Oldham Athletic’s Supporters Foundation want fans to take over the club from owner Abdallah Lemsagam, and hope to rally the town’s community in support, says representative Matt Dean.
The trust currently owns a 3% share in the Latics, who were relegated from the English Football League on Saturday.
Lemsagam took over Oldham in January 2018, and subsequently has seen two relegations during his stewardship.
“We have to take responsibility for it as fans,” Dean told BBC Breakfast.
“The supporters’ trust I represent owns 3% of the football club already but we want to increase that.
“We have to fundraise, contact the businesses and the people of Oldham and say: ‘It’s important. If you’re invested in Oldham, invest in Oldham Athletic’. And that’s what we’re going to try to achieve as a supporters’ trust.”
Supporters groups including OASF and Push the Boundary are coming together for a fans’ forum on 12 May, with the aim of a potential coalition in their work with the club.
Relegation marked the lowest point of a decline from the days of Premier League football, Wembley visits and promotions under Joe Royle in the late 1980s and early 1990s, to Saturday’s nadir in front of empty stands.
Supporters’ anger has been directed at Lemsagam this past season, with protests like the one that delayed the end of Saturday’s defeat by Salford staged throughout the campaign.
Fans scaled back those demonstrations to support fan favourite and manager John Sheridan in the bid to avoid the drop, but with the team’s fate now sealed, the pressure is back on the owners to make a decision for the best of the club.
“The owners of the club currently have to take responsibility for what they’ve done to the club,” Dean added. “They’re not doing that, they’re not communicating with anybody.
“The honourable thing would be for them to turn around and say: ‘We’re not going to get the money we want for the club, we’ve invested badly’.
“If you buy a car and trash it, you don’t get the value for what you paid for it when selling.
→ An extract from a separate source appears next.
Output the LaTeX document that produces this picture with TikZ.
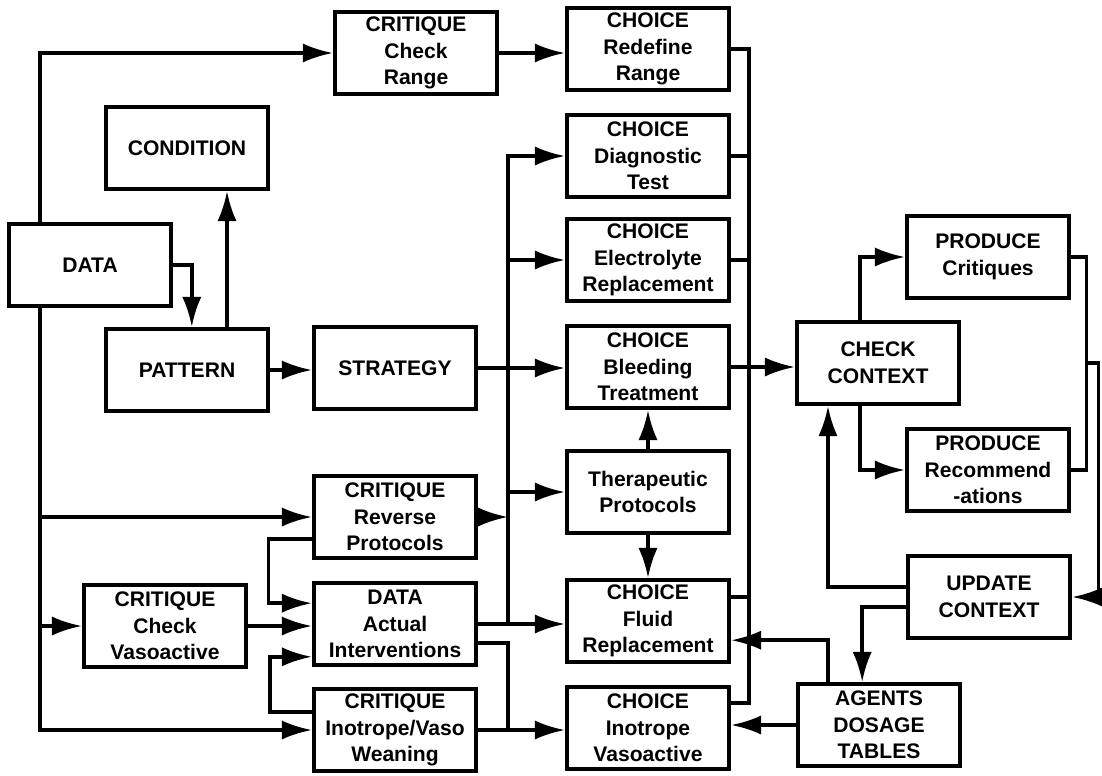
\documentclass[tikz,border=0pt]{standalone}
\usepackage{fontspec}
\setmainfont{Liberation Sans}
\usetikzlibrary{arrows.meta,positioning,calc}

\begin{document}
\begin{tikzpicture}[
    x=0.025cm, y=-0.025cm,
    block/.style={draw, line width=3pt, minimum width=4.05cm, minimum height=2.05cm,
                  align=center, inner sep=1pt, font=\bfseries\fontsize{15}{19}\selectfont},
    link/.style={line width=2.5pt},
    flow/.style={link, -{Latex[length=0.75cm, width=0.48cm]}}
]
\useasboundingbox (0,0) rectangle (1102,775);

% Left column
\node[block] (data) at (90,265) {DATA};
\node[block] (cond) at (187,148) {CONDITION};
\node[block] (patt) at (187,370) {PATTERN};
\node[block] (chkv) at (165,626) {CRITIQUE\\Check\\Vasoactive};

% Critique / strategy column
\node[block] (crng) at (416,53) {CRITIQUE\\Check\\Range};
\node[block] (strat) at (395,368) {STRATEGY};
\node[block] (rev) at (395,517) {CRITIQUE\\Reverse\\Protocols};
\node[block] (act) at (395,624) {DATA\\Actual\\Interventions};
\node[block] (wean) at (395,730) {CRITIQUE\\Inotrope/Vaso\\Weaning};

% Choice column
\node[block] (redef) at (648,49) {CHOICE\\Redefine\\Range};
\node[block] (diag) at (648,156) {CHOICE\\Diagnostic\\Test};
\node[block] (elec) at (648,260) {CHOICE\\Electrolyte\\Replacement};
\node[block] (bleed) at (648,367) {CHOICE\\Bleeding\\Treatment};
\node[block] (thera) at (648,492) {Therapeutic\\Protocols};
\node[block] (fluid) at (648,621) {CHOICE\\Fluid\\Replacement};
\node[block] (inot) at (648,728) {CHOICE\\Inotrope\\Vasoactive};

% Context column
\node[block] (chkc) at (878,363) {CHECK\\CONTEXT};
\node[block] (agents) at (879,725) {AGENTS\\DOSAGE\\TABLES};
\node[block] (pcrit) at (988,257) {PRODUCE\\Critiques};
\node[block] (prec) at (988,470) {PRODUCE\\Recommend\\-ations};
\node[block] (upd) at (989,597) {UPDATE\\CONTEXT};

\coordinate (lbus) at (40,0);
\coordinate (mbus) at (508,0);
\coordinate (rbend) at ($(inot.east)+(0.45cm,0.62cm)$);

% Data fan-out
\draw[flow] (data.north -| lbus) |- (crng.west);
\draw[flow] (crng.east) -- (crng.east -| redef.west);
\draw[flow] (data.east) -| ([xshift=0.12cm]patt.north);
\draw[flow] ([xshift=1cm]patt.north) -- ([xshift=1cm]cond.south);
\draw[flow] (patt.east) -- (patt.east -| strat.west);
\draw[flow] (data.south -| lbus) |- (wean.west);
\draw[flow] (lbus |- rev.west) -- (rev.west);
\draw[flow] (lbus |- chkv.west) -- (chkv.west);
\draw[flow] (chkv.east) -- (chkv.east -| act.west);
\draw[flow] ([yshift=-0.55cm]rev.west) -- ++(-1.08cm,0) |- ([yshift=0.52cm]act.west);
\draw[flow] ([yshift=0.45cm]wean.west) -- ++(-1.05cm,0) |- ([yshift=-0.82cm]act.west);

% Strategy bus
\draw[flow] (strat.east) -- (strat.east -| bleed.west);
\draw[flow] (act.east -| mbus) |- (diag.west);
\draw[flow] (mbus |- elec) -- (elec.west);
\draw[flow] (mbus |- thera) -- (thera.west);
\draw[flow] (rev.east) -- (mbus |- rev);
\draw[flow] (act.east) -- (act.east -| fluid.west);
\draw[link] ([yshift=-0.48cm]act.east) -| (mbus |- wean);
\draw[flow] (wean.east) -- (wean.east -| inot.west);

% Protocols
\draw[flow] (thera) -- (bleed);
\draw[flow] (thera) -- (fluid);

% Choice collector
\draw[link] (redef.east) -| (rbend) -- ([yshift=0.62cm]inot.east);
\draw[link] (diag.east) -- (diag.east -| rbend);
\draw[link] (elec.east) -- (elec.east -| rbend);
\draw[link] ([yshift=0.6cm]fluid.east) -- ++(0.45cm,0);
\draw[flow] (bleed.east) -- (bleed.east -| chkc.west);
\draw[flow] ([xshift=-1.27cm]agents.north) |- ([yshift=-0.48cm]fluid.east);
\draw[flow] (agents.west) -- (agents.west -| inot.east);

% Context loop
\draw[flow] ([xshift=-0.45cm]chkc.north) |- (pcrit.west);
\draw[flow] ([xshift=-0.45cm]chkc.south) |- (prec.west);
\draw[flow] ([yshift=0.25cm]upd.west) -| ([xshift=-1.25cm]chkc.south);
\draw[flow] ([yshift=-0.25cm]upd.west) -| ([xshift=-0.42cm]agents.north);
\draw[link] (pcrit.east) -- ++(0.38cm,0) coordinate (pb) |- (prec.east);
\draw[flow] (pb |- chkc) -- ++(0.3cm,0) |- (upd.east);

\end{tikzpicture}
\end{document}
So I think they need to accept that and say: ‘This is your club, you want to take responsibility for it, we don’t anymore, so there you go, get on with it’. We’ll deal with it, because it’s our club.”
“Is relegation fatal? Absolutely not”
Relegation from the EFL will place new stresses on Oldham, from the loss of prestige from no longer being part of ‘the 92’, to reduced central funding and the potential for smaller attendances on the back of disappointing on-field performance.
Former boss Lee Johnson, who managed 103 games at Boundary Park in his maiden managerial role, feels the drop down could provide opportunity to “reset”, freshen up the squad and tinker with the infrastructure for a push back up the divisions.
“Do I think it’s fatal? Absolutely not. It’s a massive opportunity to reset the club from top to bottom and if you can get that realignment including the fans, for a club of that quality I honestly think it can rise again,” he told BBC Radio Manchester.
“I know it sounds difficult and fans will be feeling it deeply, I honestly believe and I’ve seen it, you can see it a little bit with Stockport County at the moment.”
Getting out of the National League will be no easy task, given the struggles of Notts County, Grimsby Town and Chesterfield – all sides that have endured the slide out of the EFL in recent times.
With one automatic spot available and a competitive play-off series to overcome for the second, the National League is a tough environment with a mix of full-time, hybrid and part-time clubs vying for promotion.
“It’s really difficult to get out of the division,” Johnson continued. “It’s a strong league and sometimes stronger than the top half of League Two in terms of the way non-league players get paid and have other jobs.
“The way they often have other jobs, these are very good players who are supplementing their football wage with a working income, they drop out of the league but are still top players.”
Former Oldham chief executive Alan Hardy felt sadness at the plight of the current Latics side, having been involved with the club during their top-flight heyday.
The memories of Roger Palmer, Mike Milligan, Rick Holden and Andy Ritchie schooling teams at Boundary Park seem a long way away as fans contemplate life outside the EFL for the first time.
Somehow amid the disappointment, he remains positive.
“There’s a lot of hope, there are some wonderful fans, some very proactive fans groups who are helping to take the club forward,” Hardy told BBC Radio Manchester.
“If you look at the ‘Athleticos’ [fans] there now, they’ve never experienced what I was fortunate enough to experience in the Premier League days, they’ve only seen the club struggling.
“It would be nice to turn that round and get some success. We’ve had no promotions for years and years.
“They are still there, they’re still shouting and they’ve created a terrific atmosphere since John Sheridan came back and that’s full credit to them.
“The proactive fan groups are in a position to help take the club forward again I hope.”